Aim of the exercise »
Filter the listing below, copying every line in which the word "this" appears.

Data shown »
* BEGIN *
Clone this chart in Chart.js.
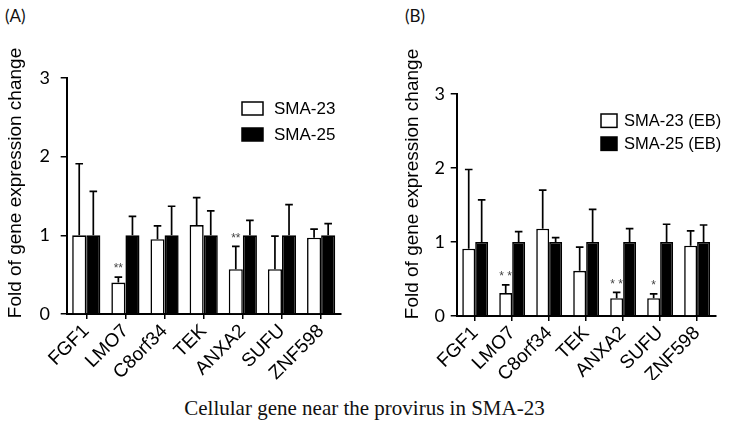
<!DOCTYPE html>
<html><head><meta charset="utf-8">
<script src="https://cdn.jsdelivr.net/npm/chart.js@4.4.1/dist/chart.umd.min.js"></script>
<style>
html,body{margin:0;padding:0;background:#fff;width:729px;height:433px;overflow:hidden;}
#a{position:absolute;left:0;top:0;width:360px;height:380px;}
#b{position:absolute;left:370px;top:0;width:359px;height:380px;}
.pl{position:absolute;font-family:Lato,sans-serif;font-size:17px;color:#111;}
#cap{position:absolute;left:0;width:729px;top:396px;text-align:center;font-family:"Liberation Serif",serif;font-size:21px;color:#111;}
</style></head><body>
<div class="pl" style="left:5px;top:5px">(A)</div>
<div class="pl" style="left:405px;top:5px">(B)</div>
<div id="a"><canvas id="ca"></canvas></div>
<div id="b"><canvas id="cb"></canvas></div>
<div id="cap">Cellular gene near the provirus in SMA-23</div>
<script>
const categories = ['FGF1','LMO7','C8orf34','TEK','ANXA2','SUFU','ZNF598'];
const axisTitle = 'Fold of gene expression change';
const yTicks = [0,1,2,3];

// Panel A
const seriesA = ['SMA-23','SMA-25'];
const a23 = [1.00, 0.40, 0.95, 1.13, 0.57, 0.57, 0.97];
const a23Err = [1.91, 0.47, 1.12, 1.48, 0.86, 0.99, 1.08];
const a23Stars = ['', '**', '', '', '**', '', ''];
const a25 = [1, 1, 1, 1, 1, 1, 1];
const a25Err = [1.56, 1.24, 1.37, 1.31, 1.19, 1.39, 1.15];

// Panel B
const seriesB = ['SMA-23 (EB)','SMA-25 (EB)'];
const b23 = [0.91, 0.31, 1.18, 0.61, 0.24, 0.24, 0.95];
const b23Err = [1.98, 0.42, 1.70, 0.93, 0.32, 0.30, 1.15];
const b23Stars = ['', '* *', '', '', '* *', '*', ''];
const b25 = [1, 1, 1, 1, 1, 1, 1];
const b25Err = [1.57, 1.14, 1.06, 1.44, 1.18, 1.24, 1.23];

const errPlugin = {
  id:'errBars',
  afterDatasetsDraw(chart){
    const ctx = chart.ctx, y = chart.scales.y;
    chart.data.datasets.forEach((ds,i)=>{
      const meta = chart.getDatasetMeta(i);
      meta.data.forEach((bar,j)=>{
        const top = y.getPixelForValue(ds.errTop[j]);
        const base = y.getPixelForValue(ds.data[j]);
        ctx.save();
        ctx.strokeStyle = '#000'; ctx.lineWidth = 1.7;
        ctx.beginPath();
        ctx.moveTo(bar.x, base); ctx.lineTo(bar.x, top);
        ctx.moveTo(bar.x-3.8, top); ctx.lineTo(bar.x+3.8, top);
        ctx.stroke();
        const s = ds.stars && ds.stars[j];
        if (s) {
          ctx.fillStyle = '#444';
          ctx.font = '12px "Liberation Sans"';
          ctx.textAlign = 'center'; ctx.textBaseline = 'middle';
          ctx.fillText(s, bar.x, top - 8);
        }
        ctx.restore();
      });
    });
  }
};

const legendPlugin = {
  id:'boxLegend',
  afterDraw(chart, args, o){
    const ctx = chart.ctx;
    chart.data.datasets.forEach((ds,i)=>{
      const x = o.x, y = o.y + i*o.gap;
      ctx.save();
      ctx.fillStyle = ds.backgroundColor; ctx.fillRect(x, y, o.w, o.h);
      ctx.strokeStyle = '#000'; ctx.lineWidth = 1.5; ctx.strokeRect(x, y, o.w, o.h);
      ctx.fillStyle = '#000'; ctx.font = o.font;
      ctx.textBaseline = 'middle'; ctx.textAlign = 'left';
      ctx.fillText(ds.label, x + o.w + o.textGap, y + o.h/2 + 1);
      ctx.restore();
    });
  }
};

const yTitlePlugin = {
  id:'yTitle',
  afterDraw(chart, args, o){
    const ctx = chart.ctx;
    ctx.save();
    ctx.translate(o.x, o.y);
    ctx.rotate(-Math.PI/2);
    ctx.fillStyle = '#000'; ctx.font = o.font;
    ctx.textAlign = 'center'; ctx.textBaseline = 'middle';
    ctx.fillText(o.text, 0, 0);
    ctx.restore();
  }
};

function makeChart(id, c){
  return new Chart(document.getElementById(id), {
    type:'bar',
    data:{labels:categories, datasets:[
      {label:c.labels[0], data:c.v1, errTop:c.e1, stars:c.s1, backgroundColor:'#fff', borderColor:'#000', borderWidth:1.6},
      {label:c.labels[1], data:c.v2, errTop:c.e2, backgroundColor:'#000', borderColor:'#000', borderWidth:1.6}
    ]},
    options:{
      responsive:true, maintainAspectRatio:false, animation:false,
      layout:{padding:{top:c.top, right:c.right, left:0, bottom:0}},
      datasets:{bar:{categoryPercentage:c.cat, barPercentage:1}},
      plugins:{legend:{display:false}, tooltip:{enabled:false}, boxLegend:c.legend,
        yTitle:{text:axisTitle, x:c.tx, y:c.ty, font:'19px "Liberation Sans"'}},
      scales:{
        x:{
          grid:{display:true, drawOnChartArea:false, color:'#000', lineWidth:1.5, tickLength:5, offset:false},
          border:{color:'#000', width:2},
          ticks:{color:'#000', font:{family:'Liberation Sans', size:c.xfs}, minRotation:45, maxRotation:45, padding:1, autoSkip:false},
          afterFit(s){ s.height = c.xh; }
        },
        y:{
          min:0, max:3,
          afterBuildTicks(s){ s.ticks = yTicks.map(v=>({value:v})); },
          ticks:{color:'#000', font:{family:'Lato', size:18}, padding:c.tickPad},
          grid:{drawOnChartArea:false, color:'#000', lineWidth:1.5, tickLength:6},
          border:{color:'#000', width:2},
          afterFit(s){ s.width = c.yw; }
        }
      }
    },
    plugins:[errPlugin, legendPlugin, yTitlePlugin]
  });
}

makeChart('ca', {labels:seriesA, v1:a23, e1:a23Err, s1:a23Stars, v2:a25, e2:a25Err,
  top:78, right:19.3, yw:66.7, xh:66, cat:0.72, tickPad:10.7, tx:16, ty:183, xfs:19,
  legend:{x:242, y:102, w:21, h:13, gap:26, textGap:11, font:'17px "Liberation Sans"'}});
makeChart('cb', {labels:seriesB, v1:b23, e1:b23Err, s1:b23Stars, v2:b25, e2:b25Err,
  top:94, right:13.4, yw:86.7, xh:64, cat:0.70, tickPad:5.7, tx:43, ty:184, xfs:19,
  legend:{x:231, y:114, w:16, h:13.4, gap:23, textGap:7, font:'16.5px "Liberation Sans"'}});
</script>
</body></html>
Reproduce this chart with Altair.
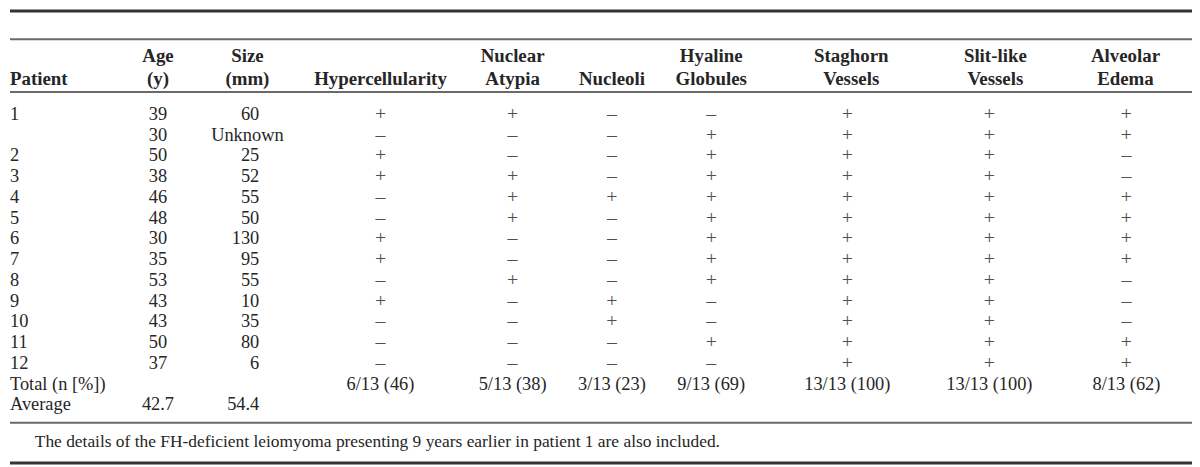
* END *
Result of the exercise »
Clone this chart in Chart.js.
Reproduce this chart with Altair.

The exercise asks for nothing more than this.